Saturday, September 5, 2015

That 70's Vacation - Niagara Falls

We were advised to skip the "historical road" to Niagara Falls and to take the highway to the bridge to Canada. Pretty quickly, we found ourselves on the bridge and waiting in the Canadian Immigration lines around 10:30AM that Saturday morning. 

It used to be possible to cross into Canada with just your driver's license as ID, but they since tightened those rules and require an official passport.

Luckily, we could pay for the bridge tolls with our New Jersey EZ-Pass. Unfortunately, there was a lot of other Americans in line, so we waited for about 30 minutes as each car was questioned by the Canadian immigration officer.

My father quickly turned off our cell phone data plans.
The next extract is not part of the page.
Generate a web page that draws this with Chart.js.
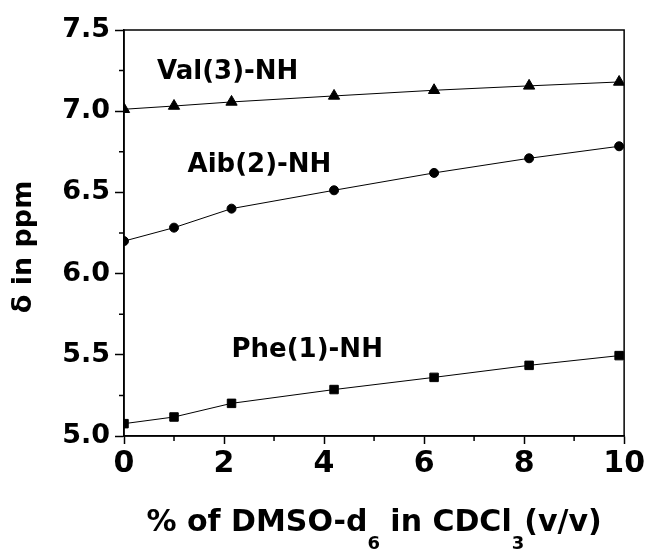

So frustrating that we were just a few hundred feet from America, but were being charged exorbitant rates for our data plan.

After checking into our hotel (Radisson Fallsview), we found our way onto the WeGo bus and went down to Table Rock where we could see the Niagara Falls from the top.

The town of Niagara Falls, Ontario (not to be confused with Niagara Falls, NY) was definitely lost in time. Parts of it really reminded you of the days of Motel glory in the 1950's and 1960's and part was very modern, but retained the seedy tourist trap feel. Very similar to Las Vegas.

Overall, it was nice to have gone to see the powerful waterfalls and experience the flurry of kitschy activity around the town, but we only spent about 30 minutes total at the waterfalls. My father didn't think I was ready to go on the Maid of the Mist or head down to the gorge to experience the waterfall up close. So we just enjoyed it from the top with the hundreds of other tourists.

Since we were in town for 48 hours, how did we spend the rest of our time? More to come over the next few posts but spoiler alert - we really enjoyed some of the lesser known experiences such as High Tea at Queen Charlotte's Tea Room and the wine-tasting town of Niagara-on-the-lake where I got some tasty ice cream.

1 comment:

  1. I must admit that the border crossing takes a while to get through, but can you really blame those Canadians considering when considering whats happening in the world? Anyways, I'm glad you stayed with it as the Canadian side of the falls is one of the greatest places that I've ever been. Don't let those Canadians tell you otherwise.